Ходасевич о революции — обо всех революциях — высказался достаточно жестко: «И революции не надо. Ее рассеянная рать одной венчается наградой, одной свободой — торговать». Это, однако, упрек не справа, а слева: Ходасевич искренне жаждал уничтожения старого мира, страшного мира, как назвал его Блок: апокалиптический пафос присущ ему не в меньшей, а то и в большей мере, чем большинству современников. Революция для Ходасевича недостаточно радикальна, а дорога́ она была ему именно тем, что временами напоминала подлинный конец света. Потому он так и полюбил призрачный Петроград, куда в 1919 году переехал из Москвы. Кто не цитировал его восторженных строк о зданиях, обретших стройность и отрешенность дворцов, о первых, еще не безобразных признаках распада?
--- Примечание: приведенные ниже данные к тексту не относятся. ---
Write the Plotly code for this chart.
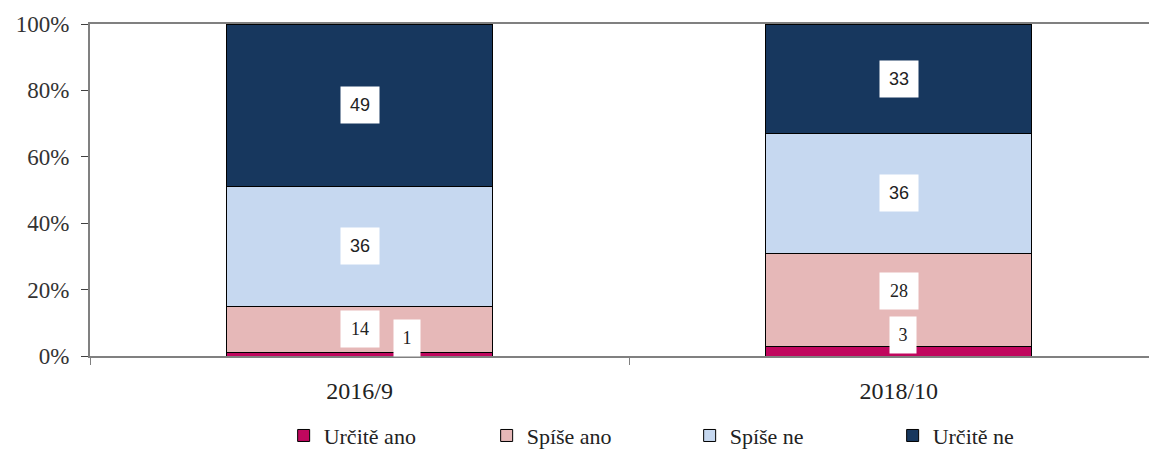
import plotly.graph_objects as go

categories = ["2016/9", "2018/10"]
series_names = ["Určitě ano", "Spíše ano", "Spíše ne", "Určitě ne"]
urcite_ano = [1, 3]
spise_ano = [14, 28]
spise_ne = [36, 36]
urcite_ne = [49, 33]
y_ticks = [0, 20, 40, 60, 80, 100]
y_tick_labels = ["0%", "20%", "40%", "60%", "80%", "100%"]

series_values = [urcite_ano, spise_ano, spise_ne, urcite_ne]
colors = ["#C0075E", "#E6B8B8", "#C6D8F0", "#17375E"]
label_fonts = ["Liberation Serif", "Liberation Serif", "Liberation Sans", "Liberation Sans"]
# label offsets (pixels) used to reproduce the original label placement
label_xshift = [[47, 4], [0, 0], [0, 0], [0, 0]]
label_yshift = [[16, 16], [0, 9], [0, 0], [0, 0]]

fig = go.Figure()
for name, vals, col in zip(series_names, series_values, colors):
    fig.add_trace(go.Bar(
        x=categories, y=vals, name=name,
        marker=dict(color=col, line=dict(color="#000000", width=1)),
        width=0.494,
    ))

annotations = []
cum = [0, 0]
for si, vals in enumerate(series_values):
    for ci, v in enumerate(vals):
        mid = cum[ci] + v / 2
        txt = str(v)
        annotations.append(dict(
            x=categories[ci], y=mid, text=txt, showarrow=False,
            xshift=label_xshift[si][ci], yshift=label_yshift[si][ci],
            bgcolor="#FFFFFF", borderpad=5,
            width=16 if len(txt) == 1 else 28, height=26,
            font=dict(family=label_fonts[si], size=18, color="#222222"),
        ))
        cum[ci] += v

fig.update_layout(
    barmode="stack",
    width=1149, height=442,
    font=dict(family="Liberation Serif", color="#222222"),
    margin=dict(l=82, r=0, t=16, b=94, autoexpand=False),
    paper_bgcolor="#FFFFFF", plot_bgcolor="#FFFFFF",
    annotations=annotations,
    showlegend=True,
    legend=dict(
        orientation="h", x=0.562, xanchor="center", y=-0.24, yanchor="middle",
        font=dict(family="Liberation Serif", size=22, color="#222222"),
        entrywidth=158, itemwidth=30, traceorder="normal",
    ),
    xaxis=dict(
        type="category", range=[-0.5, 1.479],
        showline=True, linecolor="#808080", linewidth=2, mirror=True,
        ticks="outside", tickson="boundaries", ticklen=7, tickcolor="#808080",
        tickfont=dict(family="Liberation Serif", size=24, color="#222222"),
        ticklabelstandoff=12,
        showgrid=False, zeroline=False,
    ),
    yaxis=dict(
        range=[0, 100], tickmode="array", tickvals=y_ticks, ticktext=y_tick_labels,
        showline=True, linecolor="#808080", linewidth=2,
        ticks="outside", ticklen=7, tickcolor="#404040",
        tickfont=dict(family="Liberation Serif", size=23, color="#333333"),
        ticklabelstandoff=7,
        showgrid=False, zeroline=False,
    ),
    bargap=0.5,
)

fig.write_html("out.html")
Именно послеоктябрьский Петроград, ДИСК, главная любовь, чувство великого исторического перелома, тютчевское «Блажен, кто посетил сей мир» — всё это сделало Ходасевича одним из лидеров поэтического поколения, в котором были имена куда более громкие. В тяжкий, голодный, звероватый период — с 1917 по 1922 год — многие замолчали, а Ходасевич пережил свой высший взлет: ненавистнику жизни досталось время, когда жизни не стало, врагу быта повезло прожить пять лет без быта, в высшем напряжении чувств, в полном расцвете дара. В России 1918 года было, пожалуй, два счастливых поэта (не забудем, впрочем, и Цветаеву с гениальным борисоглебским циклом, с великими романтическими драмами, писанными для вахтанговцев и для Сонечки): Маяковский — и Ходасевич. Именно от Ходасевича слышим мы в эпоху военного коммунизма много странных, совершенно неожиданных для него слов о благотворности перемен, и даже временами о сочувствии этой революции. Пусть она очень скоро выродилась, но поначалу он симпатизировал ей — и это подтверждается многими красноречивыми цитатами. А всего красноречивее две книги — «Путем зерна» и «Тяжелая лира», которые можно, пожалуй, причислить к самым ценным эстетическим результатам Октябрьского переворота.